It's hard to click a link these days without seeing another story about San Francisco's class divide. The artists and working class are being priced out, and everyone blames the techies first and the real estate industry second. But at 55 Ninth St. downtown, a couple of artists, a few foundations, and, gasp, a developer are collaborating on a surrealist happening held in San Francisco's long tradition of public weirdness, and a grand piece of site-specific art.
From a distance, And My Room Still Rocks Like a Boat on the Sea (Caruso's Dream), looks like 13 floating pianos. From underneath, the viewer might wonder if the pianos are falling. The installation created by Brian Goggin and Dorka Keehn is large, impressively intricate, and deeply symbolic. It's also covered, or under construction, most of the time.
The piece will have its official unveiling Sunday, in what the artists are calling "a very magical, realist, Dada-esque opening."
Goggin is probably best known in San Francisco for Defenestration, his installation on the old Hugo Hotel at Sixth and Howard, which features couches, tables, and a refrigerator hanging from the side of the condemned building. This isn't the first time he's collaborated with Keehn. The pair won an award from Americans for the Arts for Language of the Birds, their sculpture of illuminated books shaped like flying birds that hangs over Columbus and Broadway.
Both artists tend to prefer large, site-specific installations with deep ties to their location, and Caruso's Dream is no exception. It was inspired by the famed tenor Enrico Caruso's stay in the Palace Hotel during the 1906 earthquake. Caruso was said to have woken up in his room after performing in Carmen at the Mission Opera House to find his bed "rocking as though I am in a ship on the ocean." The experience was so traumatic that he vowed never to return to San Francisco.

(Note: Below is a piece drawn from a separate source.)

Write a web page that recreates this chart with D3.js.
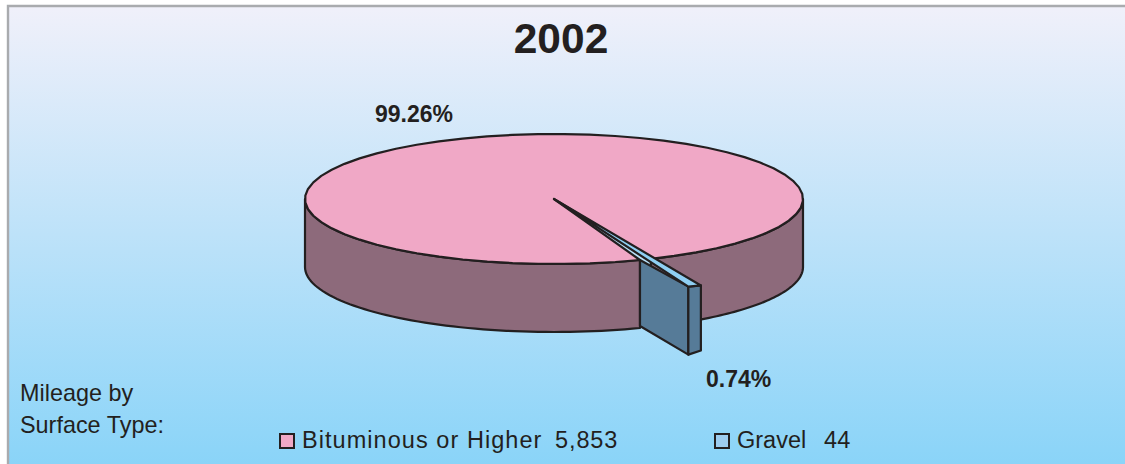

Goggin and Keehn see Caruso's Dream as a real-life manifestation of what might have gone through Caruso's mind that night. Pianos were chosen as the great cultural symbol of the time, and tie in to the fact that Caruso was a musician. The body of the pianos was made from chicken wire safety glass, a type of glass common in factories during the early 1900s. The artists also see a connection between Caruso's early adoption of sound recording, and the piece's location in a neighborhood known for technology companies.
"It all relates to the images he would have seen while he was in San Francisco," Goggin said.
The pair will attempt to recreate some of those images at the "unveiling happening" on Sunday.
Participants are asked to come wearing masks, early 1900s attire, and to bring FM radios. Caruso's original recordings will be broadcast during the ceremony on the FM dial at 90.9, a station once used by the Palace Hotel. A team of aerialists coordinated by Karl Gillick will reveal the piece, and Mauro ffortissimo of the Sunset Piano project will bring 13 real pianos to conduct the ceremony. Veronika Krausas will perform a work composed for the occasion, il sogno ad occhi aperti di Enrico Caruso, on ffortissimo's pianos.
The idea is to use the power of the music, the artists, and the audience to reconnect with Caruso's lost dream.
"I'm thinking of a story that relates to Borges or Gabriel Garcia Marquez, where things are just slightly different than they normally are," Goggin said. "It's almost as if the voice that is related to this dream was held captive in this in-between state, and then will be conjured up by this happening."
Conjured spirits or not, the ceremony will have a lasting effect. Caruso's Dream will be on display permanently on the new AVA apartment complex at 55 Ninth St. The pianos will stay on Market Street after the unveiling, and Caruso's music will continue to broadcast from 90.9. Anyone with a radio will be able to stop by, tune in, and watch the lights follow along with Caruso's Dream.
The unveiling event, it's lingering effects, and Caruso's Dream were funded by San Francisco's one percent tax for the arts, and grants from the Kenneth Rainin and Black Rock Arts foundations. The piece was commissioned by the developer of AVA, AvalonBay Communities. Keehn was quick to credit them for having an interest in art as well as real estate.
"AB has been amazing," she said. "They went for a very crazy, wild art project -- I don't know if another developer would have done that."